The truth is, when a team is playing against Celtic and puts eleven men behind the ball, and wastes every second they can, the SFA doesn’t want that being nixed because every one of those wasted seconds gets given back to us after the 90 minutes are up. They see this as a leveller and they would rather persevere with the system we have now.
That’s a genuine reform to how the game is officiated, one that would grant us some basic fairness and punish strategies which depend on running down the clock. There’s no reason not to do that, except that it would advantage us too much. That it would also give Ibrox the same opportunity matters less because they don’t need that advantage when the officials will never award spot kicks against them and can always be relied on to throw one their way.
That Dallas with that colourful family history even has a gig as an official is disgusting. That Beaton can get massive games involving us and the Ibrox club when everyone knows his affiliations astounds me. Those two should be nowhere near Celtic games but there they are, as if we don’t know what they are. But that’s not a secret anywhere in Scottish football.

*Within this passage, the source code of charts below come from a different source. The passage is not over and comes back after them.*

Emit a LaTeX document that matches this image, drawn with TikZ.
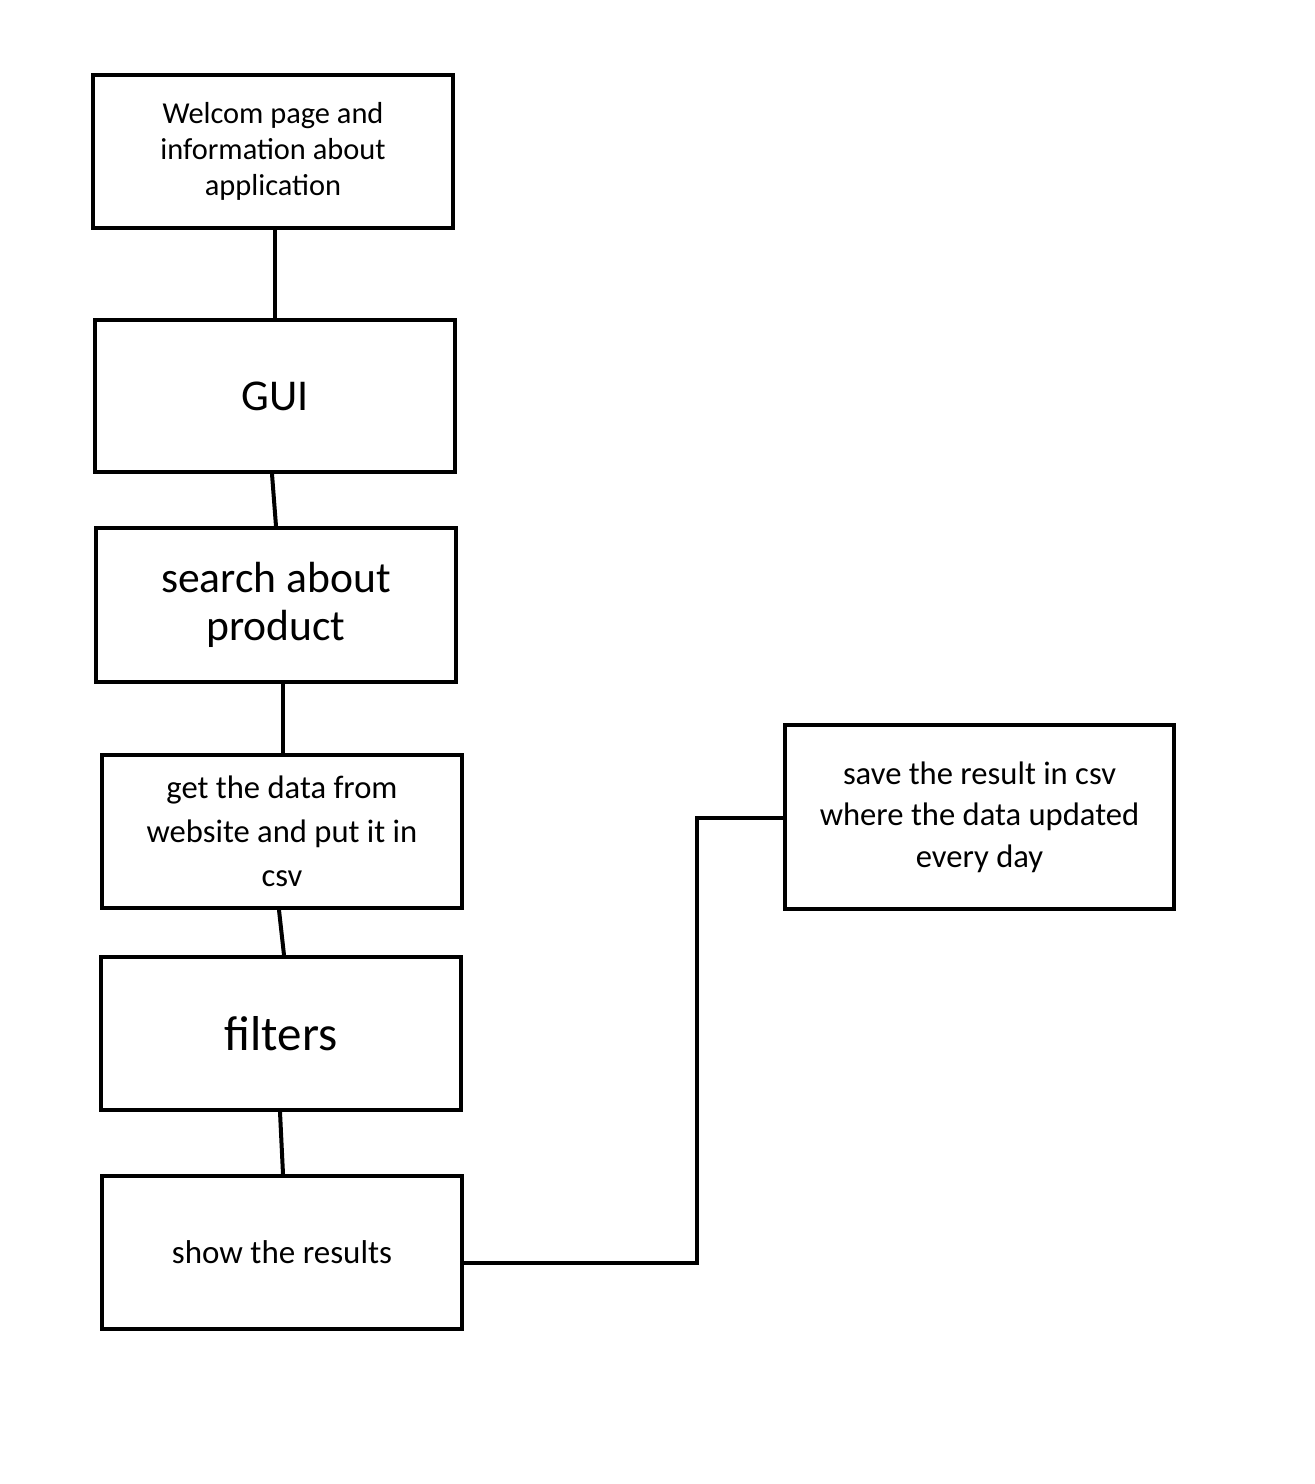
\documentclass[tikz,border=0pt]{standalone}
\usepackage{fontspec}
\setmainfont{Carlito}
\begin{document}
\begin{tikzpicture}[x=0.5pt,y=-0.5pt,
  box/.style={draw=black,line width=2pt,rectangle,inner sep=0pt,align=center,text=black},
  conn/.style={draw=black,line width=2pt,line cap=round}]
\useasboundingbox (0,0) rectangle (1314,1484);
\node[box,minimum width=180pt,minimum height=76.5pt,font=\fontsize{15.2}{18}\selectfont] (welcome) at (273,151.5) {Welcom page and\\information about\\application};
\node[box,minimum width=180pt,minimum height=76pt,font=\fontsize{22}{25}\selectfont] (gui) at (275,396) {GUI};
\node[box,minimum width=180pt,minimum height=77pt,font=\fontsize{21.8}{24}\selectfont] (search) at (276,605) {search about\\product};
\node[box,minimum width=180pt,minimum height=76.5pt,font=\fontsize{16.3}{22}\selectfont] (getdata) at (282,831.5) {get the data from\\website and put it in\\csv};
\node[box,minimum width=180pt,minimum height=76.5pt,font=\fontsize{24.5}{27}\selectfont] (filters) at (281,1033.5) {filters};
\node[box,minimum width=180pt,minimum height=76.5pt,font=\fontsize{16.5}{18}\selectfont] (show) at (282,1252.5) {show the results};
\node[box,minimum width=194.5pt,minimum height=92pt,font=\fontsize{16.3}{20.8}\selectfont] (save) at (979.5,817) {save the result in csv\\where the data updated\\every day};
\coordinate (bend1) at (697,1263);
\coordinate (bend2) at (697,818);
\draw[conn] ([xshift=1pt]welcome.south) -- ([xshift=0pt]gui.north);
\draw[conn] ([xshift=-1.5pt]gui.south) -- ([xshift=0pt]search.north);
\draw[conn] ([xshift=3.5pt]search.south) -- ([xshift=0.5pt]getdata.north);
\draw[conn] ([xshift=-1.5pt]getdata.south) -- ([xshift=1.5pt]filters.north);
\draw[conn] ([xshift=-0.5pt]filters.south) -- ([xshift=0.5pt]show.north);
\draw[conn] (show.east |- bend1) -- (bend1) -- (bend2) -- (save.west |- bend2);
\end{tikzpicture}
\end{document}
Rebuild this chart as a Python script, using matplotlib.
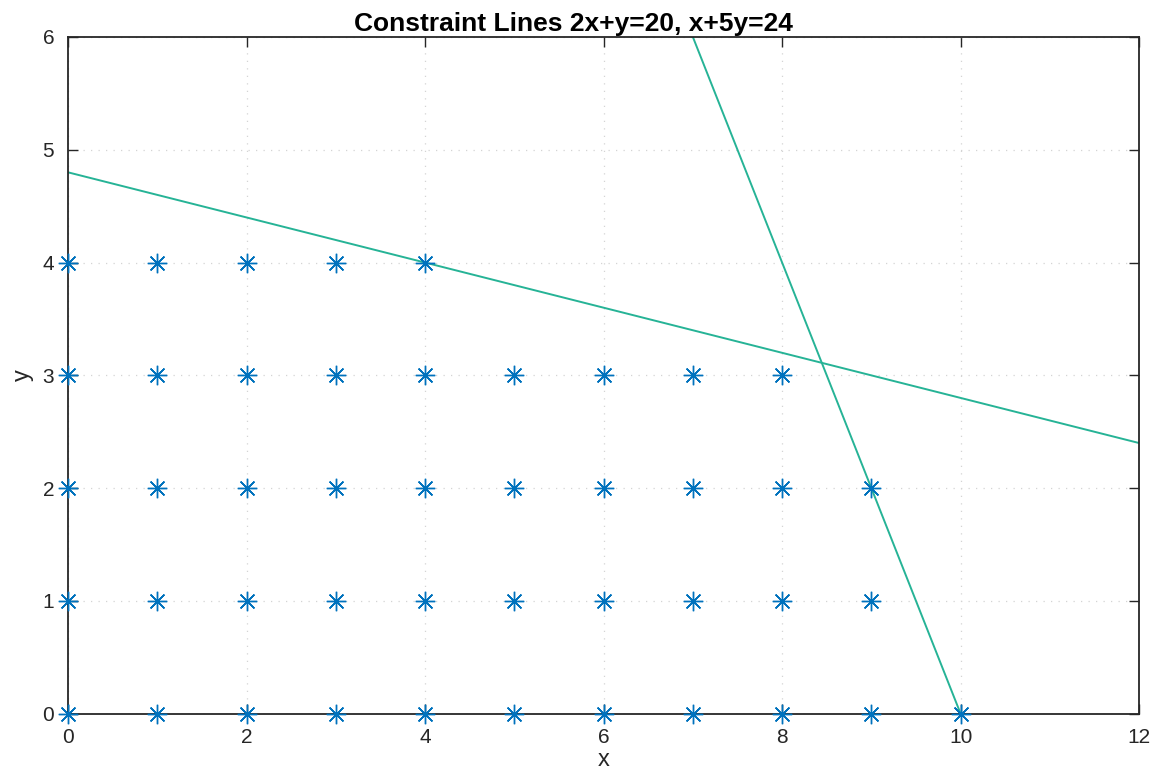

So much of our game labours under pretence and make believe. That’s just one part of it. But the greatest make believe now is VAR itself, and the very idea that it has made the game better. Even if you don’t accept bias you’re still left with the same people running the show whose mistakes made VAR seem like such a good idea in the first place … and guess what? Instead of making less critical errors they’ve multiplied.
This is a failed experiment. Celtic fans, more than anyone, know that it just hasn’t worked, not to level the playing field anyway, not to make things fairer or better across the sport. This is just another means of screwing up … and screwing us over.
Celtic should be voting to rid ourselves of this nightmare as quickly as we possibly can. I daresay that other clubs would be happy to join us at this point.